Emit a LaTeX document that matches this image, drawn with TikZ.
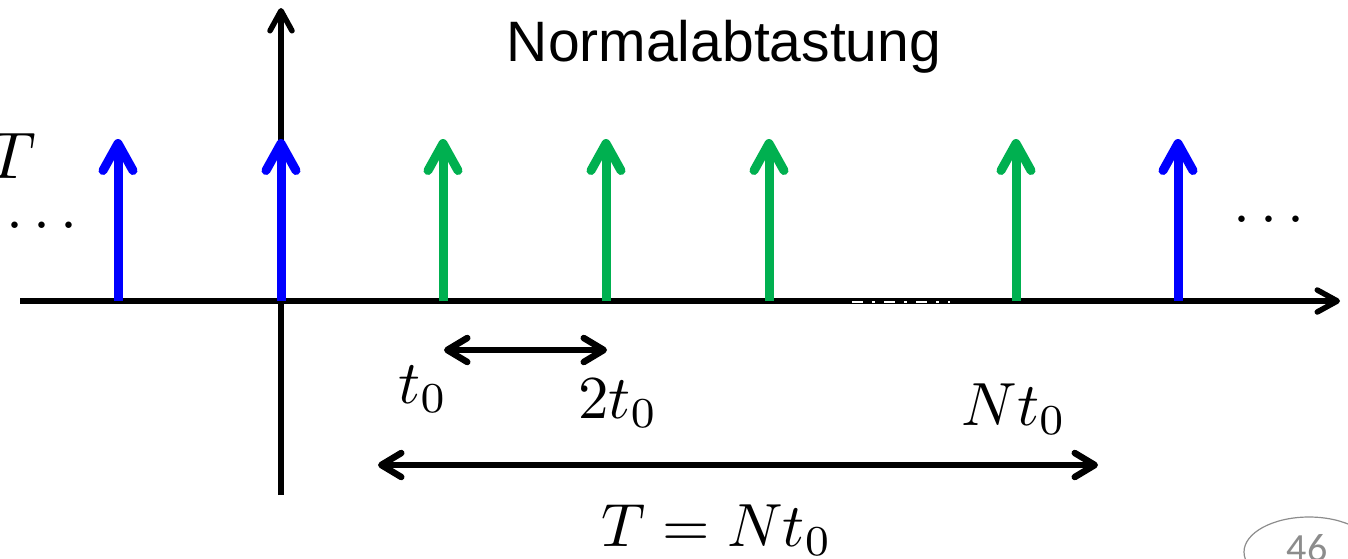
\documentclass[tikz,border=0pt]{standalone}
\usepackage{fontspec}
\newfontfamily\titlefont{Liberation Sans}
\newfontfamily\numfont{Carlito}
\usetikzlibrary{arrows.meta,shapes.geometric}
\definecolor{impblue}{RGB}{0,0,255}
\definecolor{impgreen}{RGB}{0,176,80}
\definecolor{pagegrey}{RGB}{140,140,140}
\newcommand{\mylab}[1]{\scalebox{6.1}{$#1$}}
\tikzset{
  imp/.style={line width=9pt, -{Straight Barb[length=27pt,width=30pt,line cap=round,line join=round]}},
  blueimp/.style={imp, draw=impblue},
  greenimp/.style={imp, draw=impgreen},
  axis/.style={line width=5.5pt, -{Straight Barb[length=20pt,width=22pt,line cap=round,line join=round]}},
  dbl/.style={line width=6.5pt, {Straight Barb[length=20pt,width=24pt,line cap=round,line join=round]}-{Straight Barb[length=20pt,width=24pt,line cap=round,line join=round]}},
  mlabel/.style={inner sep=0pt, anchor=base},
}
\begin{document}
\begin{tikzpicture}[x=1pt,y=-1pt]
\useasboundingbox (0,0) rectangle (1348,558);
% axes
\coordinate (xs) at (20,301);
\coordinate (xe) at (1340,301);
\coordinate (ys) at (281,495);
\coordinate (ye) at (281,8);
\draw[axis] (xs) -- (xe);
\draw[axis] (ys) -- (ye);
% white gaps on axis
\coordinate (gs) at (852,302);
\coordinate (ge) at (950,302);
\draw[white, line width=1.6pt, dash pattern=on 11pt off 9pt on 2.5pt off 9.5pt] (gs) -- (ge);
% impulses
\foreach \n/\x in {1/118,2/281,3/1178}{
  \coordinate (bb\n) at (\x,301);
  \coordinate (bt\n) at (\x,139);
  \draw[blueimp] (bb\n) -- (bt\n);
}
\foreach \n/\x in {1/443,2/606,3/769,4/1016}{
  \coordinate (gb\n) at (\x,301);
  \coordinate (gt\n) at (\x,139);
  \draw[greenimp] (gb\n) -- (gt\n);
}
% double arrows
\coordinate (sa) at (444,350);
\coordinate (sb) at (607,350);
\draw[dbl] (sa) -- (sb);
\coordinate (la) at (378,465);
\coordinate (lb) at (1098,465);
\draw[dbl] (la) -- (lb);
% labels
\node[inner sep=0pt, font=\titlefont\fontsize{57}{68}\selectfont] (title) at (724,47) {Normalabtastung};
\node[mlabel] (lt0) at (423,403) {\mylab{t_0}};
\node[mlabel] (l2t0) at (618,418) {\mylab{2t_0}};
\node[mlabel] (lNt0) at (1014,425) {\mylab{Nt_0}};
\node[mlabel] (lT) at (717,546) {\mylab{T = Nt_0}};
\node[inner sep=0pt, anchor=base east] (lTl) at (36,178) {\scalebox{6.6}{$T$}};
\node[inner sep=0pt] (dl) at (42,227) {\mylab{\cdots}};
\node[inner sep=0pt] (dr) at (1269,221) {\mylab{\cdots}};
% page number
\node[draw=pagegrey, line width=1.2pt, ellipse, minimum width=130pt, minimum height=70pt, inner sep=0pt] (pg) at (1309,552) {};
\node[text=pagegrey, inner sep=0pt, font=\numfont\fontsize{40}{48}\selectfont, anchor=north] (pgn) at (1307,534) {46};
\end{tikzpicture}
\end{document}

===

> _REQUIRED TASK_: Output each line exactly; omit every picture.

> _SOLVED PROBLEM_:
Emit a LaTeX document that matches this image, drawn with TikZ.
\documentclass[tikz,border=0pt]{standalone}
\usepackage{fontspec}
\newfontfamily\titlefont{Liberation Sans}
\newfontfamily\numfont{Carlito}
\usetikzlibrary{arrows.meta,shapes.geometric}
\definecolor{impblue}{RGB}{0,0,255}
\definecolor{impgreen}{RGB}{0,176,80}
\definecolor{pagegrey}{RGB}{140,140,140}
\newcommand{\mylab}[1]{\scalebox{6.1}{$#1$}}
\tikzset{
  imp/.style={line width=9pt, -{Straight Barb[length=27pt,width=30pt,line cap=round,line join=round]}},
  blueimp/.style={imp, draw=impblue},
  greenimp/.style={imp, draw=impgreen},
  axis/.style={line width=5.5pt, -{Straight Barb[length=20pt,width=22pt,line cap=round,line join=round]}},
  dbl/.style={line width=6.5pt, {Straight Barb[length=20pt,width=24pt,line cap=round,line join=round]}-{Straight Barb[length=20pt,width=24pt,line cap=round,line join=round]}},
  mlabel/.style={inner sep=0pt, anchor=base},
}
\begin{document}
\begin{tikzpicture}[x=1pt,y=-1pt]
\useasboundingbox (0,0) rectangle (1348,558);
% axes
\coordinate (xs) at (20,301);
\coordinate (xe) at (1340,301);
\coordinate (ys) at (281,495);
\coordinate (ye) at (281,8);
\draw[axis] (xs) -- (xe);
\draw[axis] (ys) -- (ye);
% white gaps on axis
\coordinate (gs) at (852,302);
\coordinate (ge) at (950,302);
\draw[white, line width=1.6pt, dash pattern=on 11pt off 9pt on 2.5pt off 9.5pt] (gs) -- (ge);
% impulses
\foreach \n/\x in {1/118,2/281,3/1178}{
  \coordinate (bb\n) at (\x,301);
  \coordinate (bt\n) at (\x,139);
  \draw[blueimp] (bb\n) -- (bt\n);
}
\foreach \n/\x in {1/443,2/606,3/769,4/1016}{
  \coordinate (gb\n) at (\x,301);
  \coordinate (gt\n) at (\x,139);
  \draw[greenimp] (gb\n) -- (gt\n);
}
% double arrows
\coordinate (sa) at (444,350);
\coordinate (sb) at (607,350);
\draw[dbl] (sa) -- (sb);
\coordinate (la) at (378,465);
\coordinate (lb) at (1098,465);
\draw[dbl] (la) -- (lb);
% labels
\node[inner sep=0pt, font=\titlefont\fontsize{57}{68}\selectfont] (title) at (724,47) {Normalabtastung};
\node[mlabel] (lt0) at (423,403) {\mylab{t_0}};
\node[mlabel] (l2t0) at (618,418) {\mylab{2t_0}};
\node[mlabel] (lNt0) at (1014,425) {\mylab{Nt_0}};
\node[mlabel] (lT) at (717,546) {\mylab{T = Nt_0}};
\node[inner sep=0pt, anchor=base east] (lTl) at (36,178) {\scalebox{6.6}{$T$}};
\node[inner sep=0pt] (dl) at (42,227) {\mylab{\cdots}};
\node[inner sep=0pt] (dr) at (1269,221) {\mylab{\cdots}};
% page number
\node[draw=pagegrey, line width=1.2pt, ellipse, minimum width=130pt, minimum height=70pt, inner sep=0pt] (pg) at (1309,552) {};
\node[text=pagegrey, inner sep=0pt, font=\numfont\fontsize{40}{48}\selectfont, anchor=north] (pgn) at (1307,534) {46};
\end{tikzpicture}
\end{document}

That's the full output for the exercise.